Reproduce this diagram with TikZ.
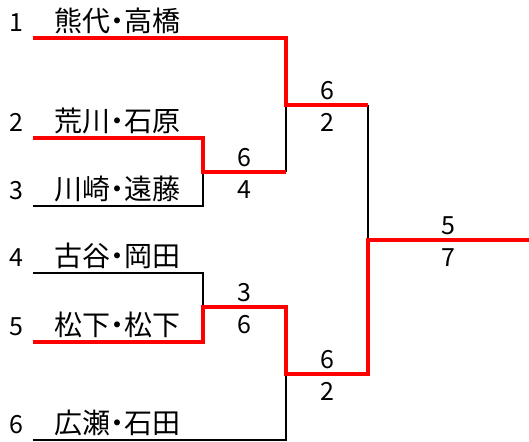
\documentclass[tikz,border=0pt]{standalone}
\usepackage{fontspec}
\setmainfont[RawFeature=+palt]{Noto Sans CJK JP}
\usetikzlibrary{positioning,calc}

\begin{document}
\begin{tikzpicture}[x=1pt,y=-1pt,
  lose/.style={draw=black,line width=2.5pt},
  win/.style={draw=red,line width=4.5pt},
  player/.style={inner sep=0pt,font=\fontsize{28}{28}\selectfont},
  seedno/.style={inner sep=0pt,font=\fontsize{25}{25}\selectfont},
  score/.style={inner sep=0pt,font=\fontsize{25}{25}\selectfont}]

  \useasboundingbox (0,0) rectangle (529,441);

  \coordinate (l1) at (33,38);
  \coordinate (l2) at (33,138);
  \coordinate (l3) at (33,206);
  \coordinate (l4) at (33,273);
  \coordinate (l5) at (33,342);
  \coordinate (l6) at (33,440);

  \coordinate (qa) at (203,172);
  \coordinate (qb) at (286,172);
  \coordinate (qc) at (203,307);
  \coordinate (qd) at (286,307);
  \coordinate (sa) at (286,105);
  \coordinate (sb) at (368,105);
  \coordinate (sc) at (286,374);
  \coordinate (sd) at (368,374);
  \coordinate (fa) at (368,240);
  \coordinate (fb) at (529,240);

  \node[player] (p1) [above right=4pt and 21pt of l1] {熊代・高橋};
  \node[player] (p2) [above right=4pt and 21pt of l2] {荒川・石原};
  \node[player] (p3) [above right=4pt and 21pt of l3] {川崎・遠藤};
  \node[player] (p4) [above right=4pt and 21pt of l4] {古谷・岡田};
  \node[player] (p5) [above right=4pt and 21pt of l5] {松下・松下};
  \node[player] (p6) [above right=4pt and 21pt of l6] {広瀬・石田};

  \node[seedno] (no1) [base left=30pt of p1] {1};
  \node[seedno] (no2) [base left=30pt of p2] {2};
  \node[seedno] (no3) [base left=30pt of p3] {3};
  \node[seedno] (no4) [base left=30pt of p4] {4};
  \node[seedno] (no5) [base left=30pt of p5] {5};
  \node[seedno] (no6) [base left=30pt of p6] {6};

  \draw[lose] (l3) -| (qa);
  \draw[lose] (l4) -| (qc);
  \draw[lose] (l6) -| (sc);
  \draw[lose] (qb) -- (sa);
  \draw[lose] (sb) -- (fa);

  \draw[win] (l1) -| (sa) -- (sb);
  \draw[win] (l2) -| (qa) -- (qb);
  \draw[win] (l5) -| (qc) -- (qd) -- (sc) -- (sd) -- (fa) -- (fb);

  \coordinate (mq1) at ($(qa)!.5!(qb)$);
  \coordinate (mq2) at ($(qc)!.5!(qd)$);
  \coordinate (ms1) at ($(sa)!.5!(sb)$);
  \coordinate (ms2) at ($(sc)!.5!(sd)$);
  \coordinate (mf) at ($(fa)!.5!(fb)$);

  \node[score] (r1) [above=5pt of mq1] {6};
  \node[score] (r2) [below=8pt of mq1] {4};
  \node[score] (r3) [above=5pt of mq2] {3};
  \node[score] (r4) [below=8pt of mq2] {6};
  \node[score] (r5) [above=5pt of ms1] {6};
  \node[score] (r6) [below=8pt of ms1] {2};
  \node[score] (r7) [above=5pt of ms2] {6};
  \node[score] (r8) [below=8pt of ms2] {2};
  \node[score] (r9) [above=5pt of mf] {5};
  \node[score] (r10) [below=8pt of mf] {7};

\end{tikzpicture}
\end{document}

» **WHAT IS EXPECTED**: Write out every line above exactly as it is, leaving out the pictures.

» **ANSWER FOR THIS EXERCISE**:
Reproduce this diagram with TikZ.
\documentclass[tikz,border=0pt]{standalone}
\usepackage{fontspec}
\setmainfont[RawFeature=+palt]{Noto Sans CJK JP}
\usetikzlibrary{positioning,calc}

\begin{document}
\begin{tikzpicture}[x=1pt,y=-1pt,
  lose/.style={draw=black,line width=2.5pt},
  win/.style={draw=red,line width=4.5pt},
  player/.style={inner sep=0pt,font=\fontsize{28}{28}\selectfont},
  seedno/.style={inner sep=0pt,font=\fontsize{25}{25}\selectfont},
  score/.style={inner sep=0pt,font=\fontsize{25}{25}\selectfont}]

  \useasboundingbox (0,0) rectangle (529,441);

  \coordinate (l1) at (33,38);
  \coordinate (l2) at (33,138);
  \coordinate (l3) at (33,206);
  \coordinate (l4) at (33,273);
  \coordinate (l5) at (33,342);
  \coordinate (l6) at (33,440);

  \coordinate (qa) at (203,172);
  \coordinate (qb) at (286,172);
  \coordinate (qc) at (203,307);
  \coordinate (qd) at (286,307);
  \coordinate (sa) at (286,105);
  \coordinate (sb) at (368,105);
  \coordinate (sc) at (286,374);
  \coordinate (sd) at (368,374);
  \coordinate (fa) at (368,240);
  \coordinate (fb) at (529,240);

  \node[player] (p1) [above right=4pt and 21pt of l1] {熊代・高橋};
  \node[player] (p2) [above right=4pt and 21pt of l2] {荒川・石原};
  \node[player] (p3) [above right=4pt and 21pt of l3] {川崎・遠藤};
  \node[player] (p4) [above right=4pt and 21pt of l4] {古谷・岡田};
  \node[player] (p5) [above right=4pt and 21pt of l5] {松下・松下};
  \node[player] (p6) [above right=4pt and 21pt of l6] {広瀬・石田};

  \node[seedno] (no1) [base left=30pt of p1] {1};
  \node[seedno] (no2) [base left=30pt of p2] {2};
  \node[seedno] (no3) [base left=30pt of p3] {3};
  \node[seedno] (no4) [base left=30pt of p4] {4};
  \node[seedno] (no5) [base left=30pt of p5] {5};
  \node[seedno] (no6) [base left=30pt of p6] {6};

  \draw[lose] (l3) -| (qa);
  \draw[lose] (l4) -| (qc);
  \draw[lose] (l6) -| (sc);
  \draw[lose] (qb) -- (sa);
  \draw[lose] (sb) -- (fa);

  \draw[win] (l1) -| (sa) -- (sb);
  \draw[win] (l2) -| (qa) -- (qb);
  \draw[win] (l5) -| (qc) -- (qd) -- (sc) -- (sd) -- (fa) -- (fb);

  \coordinate (mq1) at ($(qa)!.5!(qb)$);
  \coordinate (mq2) at ($(qc)!.5!(qd)$);
  \coordinate (ms1) at ($(sa)!.5!(sb)$);
  \coordinate (ms2) at ($(sc)!.5!(sd)$);
  \coordinate (mf) at ($(fa)!.5!(fb)$);

  \node[score] (r1) [above=5pt of mq1] {6};
  \node[score] (r2) [below=8pt of mq1] {4};
  \node[score] (r3) [above=5pt of mq2] {3};
  \node[score] (r4) [below=8pt of mq2] {6};
  \node[score] (r5) [above=5pt of ms1] {6};
  \node[score] (r6) [below=8pt of ms1] {2};
  \node[score] (r7) [above=5pt of ms2] {6};
  \node[score] (r8) [below=8pt of ms2] {2};
  \node[score] (r9) [above=5pt of mf] {5};
  \node[score] (r10) [below=8pt of mf] {7};

\end{tikzpicture}
\end{document}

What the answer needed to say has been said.